A Few Minor Quibbles

I do have a few quibbles with the H9000, however: the unit has a fairly long boot-up time at the start of a session. Flipping through some of the guitar-related effects based on Eventide’s Crushstation fuzz effect are REALLY LOUD, and jump out far more than the other effects in the H9000 (though that may be useful for overdriving an amp, if the goal is to re-amp a direct-injected guitar into a live amp that’s mic’ed up. Painful as the experience was, I was really glad I was listening through headphones, and didn’t have my main speakers on. Also, when in setup mode, I found that I could crash the H9000 by pressing one of the side buttons opposite the GUI, instead of the rotary dial or the adjacent up/down/left/right buttons. Eventide says that will be corrected in a future update, possibly along with lowering the output on the distortion patches.

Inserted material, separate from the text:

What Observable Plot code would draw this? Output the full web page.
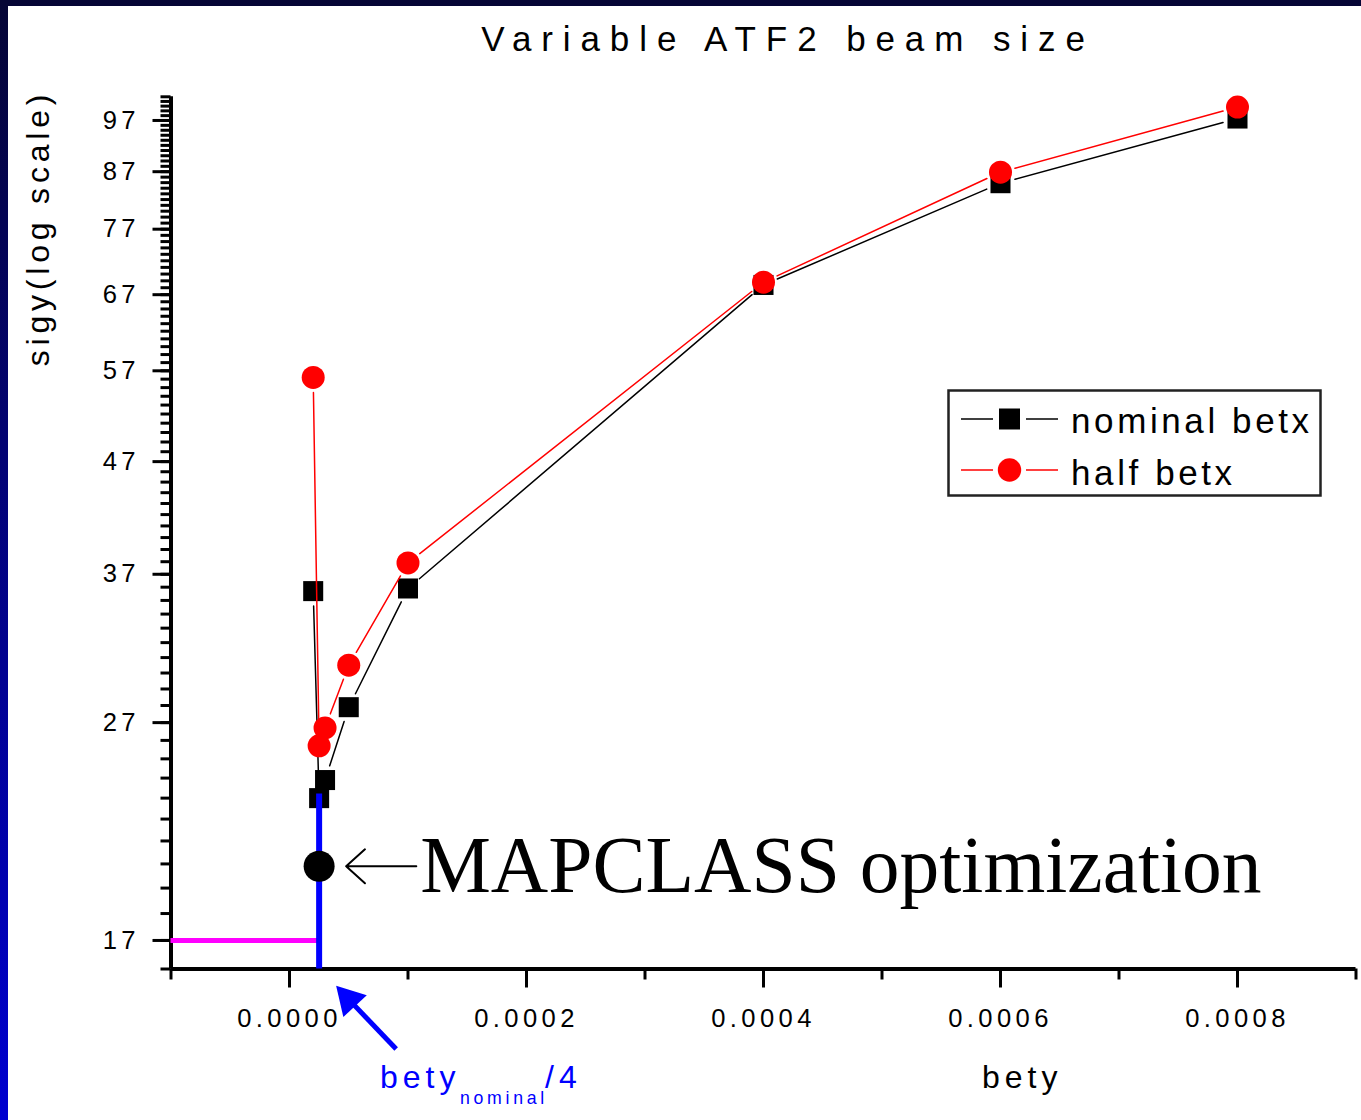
<!DOCTYPE html>
<html><head><meta charset="utf-8">
<script src="https://cdn.jsdelivr.net/npm/d3@7"></script>
<script src="https://cdn.jsdelivr.net/npm/@observablehq/plot@0.6"></script>
<style>
html,body{margin:0;padding:0;background:#fff;}
#frame{position:relative;width:1361px;height:1120px;background:linear-gradient(#050535,#0000d0);overflow:hidden;}
#inner{position:absolute;left:8px;top:6px;width:1353px;height:1114px;background:#fff;}
#inner svg{display:block;}
</style></head><body>
<div id="frame"><div id="inner"></div></div>
<script>
// ---- data ----
const betyValues = [0.00002, 0.000025, 0.00003, 0.00005, 0.0001, 0.0004, 0.0006, 0.0008];
const nominalBetx = [35.7, 23.0, 23.9, 27.9, 35.9, 68.4, 84.9, 97.4];
const halfBetx = [56.2, 25.7, 26.7, 30.5, 37.9, 68.8, 86.9, 99.8];
const seriesNames = ["nominal betx", "half betx"];
const mapclassBety = 0.000025;
const mapclassSigy = 19.9;
const betyNominalQuarter = 0.000025;
const blueLineTop = 23.2;
const magentaSigy = 17;
const yMajorTicks = [17, 27, 37, 47, 57, 67, 77, 87, 97];
const yMinorTicks = d3.range(16, 103);
const xMajorTicks = [0, 0.0002, 0.0004, 0.0006, 0.0008];
const xMinorTicks = [-0.0001, 0.0001, 0.0003, 0.0005, 0.0007, 0.0009];
const xDomain = [-0.0001, 0.0009];
const yDomain = [16, 102];
const titleText = "Variable ATF2 beam size";
const xLabel = "bety";
const yLabel = "sigy(log scale)";
const annotationText = "MAPCLASS optimization";
const annotationArrowFrom = 0.000107;
// blue pointer arrow (data space, below the axis)
const pointerStart = {x: 0.00009, y: 13.5};
const pointerHead = {x: 0.00005, y: 15.0};

const sans = "'Liberation Sans', Arial, sans-serif";
const serif = "'Liberation Serif', 'Times New Roman', serif";

function segments(ys) {
  return betyValues.slice(1).map((x, i) => ({x1: betyValues[i], y1: ys[i], x2: x, y2: ys[i + 1]}));
}
const nominalPts = betyValues.map((x, i) => ({x, y: nominalBetx[i]}));
const halfPts = betyValues.map((x, i) => ({x, y: halfBetx[i]}));

const plot = Plot.plot({
  width: 1353, height: 1114,
  marginLeft: 162.5, marginRight: 5.5, marginTop: 90.3, marginBottom: 151.5,
  style: {fontFamily: sans, background: "transparent", color: "#000", overflow: "visible"},
  x: {domain: xDomain},
  y: {type: "log", domain: yDomain},
  marks: [
    Plot.axisY({ticks: yMinorTicks, tickSize: 10, strokeWidth: 3, tickFormat: () => "", label: null}),
    Plot.axisY({ticks: yMajorTicks, tickSize: 18, tickPadding: 13, strokeWidth: 3, fontSize: 25.6, tickFormat: d => String(d), label: null}),
    Plot.axisX({ticks: xMinorTicks, tickSize: 11, strokeWidth: 3, tickFormat: () => "", label: null}),
    Plot.axisX({ticks: xMajorTicks, tickSize: 19, tickPadding: 20.5, strokeWidth: 3, fontSize: 25.6, tickFormat: d3.format(".4f"), label: null}),
    Plot.ruleX([xDomain[0]], {strokeWidth: 4, stroke: "#000"}),
    Plot.ruleY([yDomain[0]], {strokeWidth: 4, stroke: "#000"}),
    Plot.ruleY([{y: magentaSigy, x1: xDomain[0], x2: betyNominalQuarter}], {y: "y", x1: "x1", x2: "x2", stroke: "#ff00ff", strokeWidth: 5}),
    Plot.arrow(segments(nominalBetx), {x1: "x1", y1: "y1", x2: "x2", y2: "y2", stroke: "#000", strokeWidth: 1.5, headLength: 0, insetStart: 15, insetEnd: 15}),
    Plot.dot(nominalPts, {x: "x", y: "y", symbol: "square", r: 11.3, fill: "#000", stroke: "none"}),
    Plot.arrow(segments(halfBetx), {x1: "x1", y1: "y1", x2: "x2", y2: "y2", stroke: "#ff0000", strokeWidth: 1.5, headLength: 0, insetStart: 15, insetEnd: 15}),
    Plot.dot(halfPts, {x: "x", y: "y", symbol: "circle", r: 11.5, fill: "#ff0000", stroke: "none"}),
    Plot.ruleX([{x: betyNominalQuarter, y1: yDomain[0], y2: blueLineTop}], {x: "x", y1: "y1", y2: "y2", stroke: "#0000ff", strokeWidth: 6}),
    Plot.dot([{x: mapclassBety, y: mapclassSigy}], {x: "x", y: "y", r: 15.5, fill: "#000", stroke: "none"}),
    Plot.arrow([{x1: annotationArrowFrom, x2: mapclassBety, y: mapclassSigy}], {x1: "x1", x2: "x2", y1: "y", y2: "y", stroke: "#000", strokeWidth: 2, headLength: 19, headAngle: 84, insetEnd: 27}),
    Plot.text([{x: mapclassBety, y: mapclassSigy}], {x: "x", y: "y", text: () => annotationText, textAnchor: "start", dx: 101, fontSize: 79.5, fontFamily: serif, fill: "#000"}),
    Plot.link([{x1: pointerStart.x, y1: pointerStart.y, x2: pointerHead.x, y2: pointerHead.y}], {x1: "x1", y1: "y1", x2: "x2", y2: "y2", stroke: "#0000ff", strokeWidth: 5}),
    Plot.dot([pointerHead], {x: "x", y: "y", symbol: "triangle", r: 11.9, rotate: -43, fill: "#0000ff", stroke: "none"})
  ]
});
document.getElementById("inner").appendChild(plot);

const svg = d3.select(plot);
svg.selectAll('g[aria-label="x-axis tick label"] text, g[aria-label="y-axis tick label"] text')
  .style("letter-spacing", "4.4px");

function addText(x, y, str, size, spacing, color, anchor) {
  return svg.append("text").attr("x", x).attr("y", y).attr("text-anchor", anchor || "start")
    .style("font-family", sans).style("font-size", size + "px").style("letter-spacing", spacing + "px")
    .attr("fill", color || "#000").text(str);
}
// title
addText(780, 45, titleText, 35, 9.9, "#000", "middle");
// y label
svg.append("text").attr("transform", "translate(41,222) rotate(-90)").attr("text-anchor", "middle")
  .style("font-family", sans).style("font-size", "32px").style("letter-spacing", "4.8px").attr("fill", "#000").text(yLabel);
// x label
addText(974, 1082, xLabel, 32, 5);
// bety_nominal/4
const blue = "#0000ff";
addText(372, 1082, "bety", 32, 5, blue);
addText(452, 1098, "nominal", 17.7, 3.7, blue);
addText(537, 1082, "/4", 32, 5, blue);

// legend
const lg = svg.append("g");
lg.append("rect").attr("x", 940.5).attr("y", 384.5).attr("width", 372).attr("height", 105)
  .attr("fill", "#fff").attr("stroke", "#222").attr("stroke-width", 2.5);
const rows = [{name: seriesNames[0], color: "#000", sym: "square", y: 413, ty: 427},
              {name: seriesNames[1], color: "#ff0000", sym: "circle", y: 464, ty: 479}];
rows.forEach(r => {
  lg.append("line").attr("x1", 953).attr("x2", 985).attr("y1", r.y).attr("y2", r.y).attr("stroke", r.color).attr("stroke-width", 1.5);
  lg.append("line").attr("x1", 1018).attr("x2", 1050).attr("y1", r.y).attr("y2", r.y).attr("stroke", r.color).attr("stroke-width", 1.5);
  if (r.sym === "square") lg.append("rect").attr("x", 991).attr("y", r.y - 10.5).attr("width", 21).attr("height", 21).attr("fill", r.color);
  else lg.append("circle").attr("cx", 1001.5).attr("cy", r.y).attr("r", 11.7).attr("fill", r.color);
  lg.append("text").attr("x", 1063).attr("y", r.ty).attr("text-anchor", "start").style("font-family", sans).style("font-size", "35px").style("letter-spacing", "3.6px").attr("fill", "#000").text(r.name);
});
</script>
</body></html>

I wish the H90000 had a headphone jack on its front, whether for using it as an audio interface, or for quickly checking how an effect sounds before it goes into the DAW or mixing board. And I’ll be glad when the unit’s “Emote” remote control software will be available for Windows, as a certain amount of squinting is required when adjusting some of the unit’s parameters via its GUI. Eventide believes that should be available by the end of summer.


H9000 Should Have a Lengthy Lifespan in Studios

Between its compressor patches, its vocal-oriented effects, its guitar-oriented effects, its smooth digital reverbs, and ear candy special effects for days, it would be quite possible to record an entire pop or rock song with just the H9000 as your primary audio effects unit. But most users will combine the H9000 with the rack-mounted and plug-in effects they already own — the H9000 is extremely versatile, and if the long shelf-life of the H8000FW is any indication (and its predecessor, the ‘80s-era H3000 is still a revered unit in many studios), over the next few years its successor’s capabilities should only increase.